When you write a blog, at least my intentions, we're to be brutally honest and let others know what it is like to lose a son, and survive. Not just survive, but live. Those words themselves have only recently been found to be true and useful. Each day is still a struggle, my mind travels back to many times when he was here and happy. But those memories keep him alive in my heart and that lessons the pain. Let me tell you though, the pain will never go away. It dulls to an ache. It doesn't consume every moment of every day like it did following his death. And when someone else now hurts from the loss of a loved one, my heart can now feel their sadness. Before, I couldn't, or even wouldn't. I will tell you that my heart was aching so badly when Alex first died I didn't want to feel their pain. I was so full of my own that I couldn't handle theirs, too. I have since moved on enough from his death that I now feel, really feel, other peoples pain. So that is how I know I am not just surviving but living. And I have had the pleasure recently to know I have helped someone just by writing all about it. I was contacted about my blog. And what he wrote touched my heart and I felt it. Deep down inside, my heart felt full, not completely broken. I never thought it would heal, and yet, I can say it is. I have asked this man if I could post his note. He said it was fine, if I thought it would help someone else. So I am printing it. I have chosen to remove a few words that would have identified him ONLY because I feel his recovery is as important as his identity. He kindly told me this isn't necessary, but I still chose to do it. I believe no one should be LABELED in this world, and he should always be known as brave, important, and that his life has purpose and value.


(the note from my FRIEND)


You don't know me but I always see ur post.  I likes ur post about Alex. I too am in recovery n am coming on two yrs.  some people in recovery don't realize how truelly blessed they are. If my family could ever go into detail about me I was pretty bad, bad enough to be grateful that I'm still here. I went to high school with Alex n although we never talked we still lived the same life. Pretty much though I just wanted to say thank you for sharing ur posts about Alex ..I have moments of extreme gratitude when I sit n realize what other people have lost in order for me to live. I jus want u to know there's sober people out there who see the big picture and r extremely grateful. Ur son and ur posts that I see contribute to me continuing to live a clean and sober life. So I jus wanted to say thank you  Once again thank you n wish nothing but best for u n ur family.

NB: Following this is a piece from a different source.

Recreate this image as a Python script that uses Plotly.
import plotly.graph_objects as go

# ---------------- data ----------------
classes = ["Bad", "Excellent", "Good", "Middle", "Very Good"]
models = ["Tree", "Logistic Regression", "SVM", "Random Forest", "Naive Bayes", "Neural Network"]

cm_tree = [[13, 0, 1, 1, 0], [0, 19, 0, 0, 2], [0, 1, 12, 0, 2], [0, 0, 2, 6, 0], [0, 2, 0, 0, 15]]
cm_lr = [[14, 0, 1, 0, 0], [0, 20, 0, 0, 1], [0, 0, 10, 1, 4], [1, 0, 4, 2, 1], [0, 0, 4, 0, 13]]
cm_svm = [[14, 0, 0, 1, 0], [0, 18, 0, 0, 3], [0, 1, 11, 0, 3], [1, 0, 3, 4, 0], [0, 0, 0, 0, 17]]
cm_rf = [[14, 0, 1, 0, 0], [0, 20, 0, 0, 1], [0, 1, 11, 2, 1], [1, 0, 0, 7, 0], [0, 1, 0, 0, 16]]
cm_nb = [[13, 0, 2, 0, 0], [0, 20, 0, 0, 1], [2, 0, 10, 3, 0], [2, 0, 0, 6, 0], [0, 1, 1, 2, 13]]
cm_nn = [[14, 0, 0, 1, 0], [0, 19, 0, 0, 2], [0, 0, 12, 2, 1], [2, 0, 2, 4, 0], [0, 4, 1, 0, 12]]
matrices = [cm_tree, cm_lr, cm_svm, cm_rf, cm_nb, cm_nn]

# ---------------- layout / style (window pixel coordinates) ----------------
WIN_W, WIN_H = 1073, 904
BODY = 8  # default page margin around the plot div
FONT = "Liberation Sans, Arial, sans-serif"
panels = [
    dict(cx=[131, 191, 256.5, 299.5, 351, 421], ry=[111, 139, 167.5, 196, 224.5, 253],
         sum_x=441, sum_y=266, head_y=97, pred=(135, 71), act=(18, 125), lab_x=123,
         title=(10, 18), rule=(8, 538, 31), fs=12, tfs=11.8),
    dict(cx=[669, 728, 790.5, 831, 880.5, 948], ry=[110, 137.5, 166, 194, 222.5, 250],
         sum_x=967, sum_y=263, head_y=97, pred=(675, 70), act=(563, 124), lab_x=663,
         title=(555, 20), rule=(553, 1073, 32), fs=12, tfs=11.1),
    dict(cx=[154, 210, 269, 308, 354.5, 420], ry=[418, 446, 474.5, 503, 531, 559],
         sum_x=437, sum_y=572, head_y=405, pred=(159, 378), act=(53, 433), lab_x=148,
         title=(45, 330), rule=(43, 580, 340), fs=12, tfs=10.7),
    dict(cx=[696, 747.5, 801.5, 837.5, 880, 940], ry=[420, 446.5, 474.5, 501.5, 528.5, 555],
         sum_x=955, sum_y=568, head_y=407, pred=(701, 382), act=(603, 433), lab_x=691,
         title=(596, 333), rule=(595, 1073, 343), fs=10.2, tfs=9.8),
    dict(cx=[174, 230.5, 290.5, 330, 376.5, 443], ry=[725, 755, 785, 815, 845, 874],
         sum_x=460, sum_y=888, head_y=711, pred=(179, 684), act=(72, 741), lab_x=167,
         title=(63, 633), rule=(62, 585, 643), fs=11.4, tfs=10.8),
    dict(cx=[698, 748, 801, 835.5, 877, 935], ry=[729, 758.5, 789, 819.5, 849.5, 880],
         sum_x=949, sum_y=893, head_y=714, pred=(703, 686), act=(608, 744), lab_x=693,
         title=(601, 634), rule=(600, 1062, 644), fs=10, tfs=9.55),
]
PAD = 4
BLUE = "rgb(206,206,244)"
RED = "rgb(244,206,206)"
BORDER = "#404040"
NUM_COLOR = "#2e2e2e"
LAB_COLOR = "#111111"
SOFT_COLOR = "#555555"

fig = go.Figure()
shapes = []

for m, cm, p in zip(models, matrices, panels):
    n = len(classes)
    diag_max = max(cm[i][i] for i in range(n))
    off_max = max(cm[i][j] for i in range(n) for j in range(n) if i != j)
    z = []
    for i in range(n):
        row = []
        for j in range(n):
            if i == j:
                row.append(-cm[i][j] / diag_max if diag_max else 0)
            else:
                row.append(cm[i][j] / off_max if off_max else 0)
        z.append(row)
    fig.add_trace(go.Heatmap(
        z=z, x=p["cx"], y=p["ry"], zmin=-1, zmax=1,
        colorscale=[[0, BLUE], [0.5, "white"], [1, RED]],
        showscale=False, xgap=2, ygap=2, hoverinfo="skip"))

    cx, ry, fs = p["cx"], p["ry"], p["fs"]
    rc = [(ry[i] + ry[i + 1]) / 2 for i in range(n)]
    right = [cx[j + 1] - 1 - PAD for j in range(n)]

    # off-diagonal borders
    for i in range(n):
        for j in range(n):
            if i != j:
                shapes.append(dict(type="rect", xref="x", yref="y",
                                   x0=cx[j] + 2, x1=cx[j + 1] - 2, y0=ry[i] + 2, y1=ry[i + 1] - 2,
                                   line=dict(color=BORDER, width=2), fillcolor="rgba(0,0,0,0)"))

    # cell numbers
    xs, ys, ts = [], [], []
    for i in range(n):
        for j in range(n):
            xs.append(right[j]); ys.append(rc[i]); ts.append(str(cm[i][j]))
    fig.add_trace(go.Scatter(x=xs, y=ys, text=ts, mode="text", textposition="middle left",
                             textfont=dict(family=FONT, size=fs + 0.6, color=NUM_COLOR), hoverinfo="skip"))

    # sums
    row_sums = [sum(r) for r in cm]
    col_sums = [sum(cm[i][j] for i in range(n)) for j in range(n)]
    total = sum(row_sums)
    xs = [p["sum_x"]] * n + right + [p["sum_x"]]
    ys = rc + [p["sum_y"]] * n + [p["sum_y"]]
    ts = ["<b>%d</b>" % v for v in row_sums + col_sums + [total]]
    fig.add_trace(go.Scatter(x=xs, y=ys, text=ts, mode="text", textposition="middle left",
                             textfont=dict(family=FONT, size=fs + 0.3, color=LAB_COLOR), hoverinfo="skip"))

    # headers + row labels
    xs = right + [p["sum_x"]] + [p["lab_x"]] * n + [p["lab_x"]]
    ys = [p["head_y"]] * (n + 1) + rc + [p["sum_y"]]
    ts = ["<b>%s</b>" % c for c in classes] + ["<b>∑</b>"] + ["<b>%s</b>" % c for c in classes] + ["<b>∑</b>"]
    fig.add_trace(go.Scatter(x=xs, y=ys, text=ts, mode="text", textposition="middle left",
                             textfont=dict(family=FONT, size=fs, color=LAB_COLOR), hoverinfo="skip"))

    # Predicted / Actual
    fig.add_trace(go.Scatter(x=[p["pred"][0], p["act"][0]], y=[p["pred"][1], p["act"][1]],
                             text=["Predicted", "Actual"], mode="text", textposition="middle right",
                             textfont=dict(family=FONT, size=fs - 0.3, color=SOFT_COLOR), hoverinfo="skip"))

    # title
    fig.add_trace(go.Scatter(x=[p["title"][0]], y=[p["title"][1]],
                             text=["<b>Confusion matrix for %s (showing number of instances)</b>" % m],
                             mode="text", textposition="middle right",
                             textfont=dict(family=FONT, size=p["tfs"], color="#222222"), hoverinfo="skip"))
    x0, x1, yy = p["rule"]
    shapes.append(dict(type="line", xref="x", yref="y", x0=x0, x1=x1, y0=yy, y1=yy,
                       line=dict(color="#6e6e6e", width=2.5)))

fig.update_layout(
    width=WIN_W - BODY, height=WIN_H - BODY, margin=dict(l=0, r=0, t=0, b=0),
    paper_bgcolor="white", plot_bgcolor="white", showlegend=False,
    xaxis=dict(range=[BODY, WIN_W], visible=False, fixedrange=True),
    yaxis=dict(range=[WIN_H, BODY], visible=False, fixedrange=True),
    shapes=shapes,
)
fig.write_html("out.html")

What a great feeling to know that by just writing about my son it's helping others. Feels like I never lost you Alex, but of course, I never will.

1 comment:

  1. I too lost my beautiful son, Matt, to substance abuse disorder. He was also only 26. I miss him every day as do his brother, sister, father, niece, aunts and uncles , cousins and many many friends. Our lives have been forever changed since 7/9/18. What I wouldn’t give up to have him back.
    Unfortunately, he had some friends that I also blame for his death. I just can’t prove it yet!!!
    I was blessed to be his mama, grateful for the 26 years we had and thankful he struggles no more.